USA Today ran a report today talking about the increase in the Amish population in America. They grew by 5% last year, but there has been a consistent upward trend the last few years, as well as a westward trend.
This report is interesting to me, as I have deep roots in the Amish community. My dad’s parents were born, raised and married in the Amish church, and my dad was born while their family was still in the Amish church. I claim sometimes, much to my wife’s chagrin, that I’m half-Amish, due to my dad being born Amish. (As an interesting side note, a couple years ago, my grandparents were interviewed by a local news station for their perspective on an Amish-related story, during which they briefly shared why they left the Amish church. The video seems not to be working anymore, but it makes me smile to read the transcript as I can hear my grandparents saying those words.)

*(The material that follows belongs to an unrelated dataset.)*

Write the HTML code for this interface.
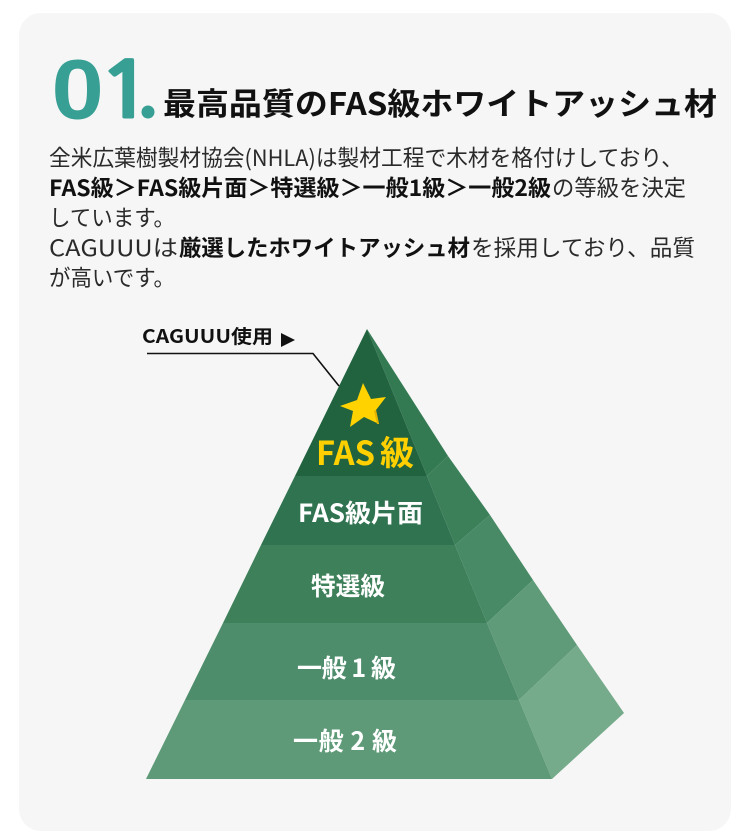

When I heard that they had 5% growth last year, I was surprised that was an increase. Amish families are often quite large. My grandma was one of thirteen children in her Amish family. It seems like it wouldn’t take a lot to have a 5% growth for an Amish community.
While I don’t think my Texas friends will have to worry about buggies congesting the roadways anytime soon (only 75 Amish in the state of Texas this year), it is interesting that the Amish are moving across the country. There are Amish in Florida, Texas and South Dakota. I’m looking forward to hearing about the first one to move to Alaska or Hawaii.
If you noticed near the end, one Amish man had bought a restaurant and a potato chip factory. While there are plenty of Amish who own bakeries or restaurants, I’d venture to say he’s the first to own a potato chip factory. Where I grew up, the Amish were tougher than most places, as the buggies I passed everyday were without a cover. When it rained, they often had big umbrellas they held up, but still got quite wet, I’m sure. Weather didn’t stop them from going places, it just made it more difficult. They abide by their customs and laws to a T. I just can’t imagine that owning a potato chip factory would fit inside that structure.
Still, the growth and westward expansion of the Amish population is interesting. Now I know to keep my eyes open when I’m here in Texas for my relatives.
Just don’t say I didn’t warn you when you start noticing a new kind of droppings on your roads, wherever you are in the United States.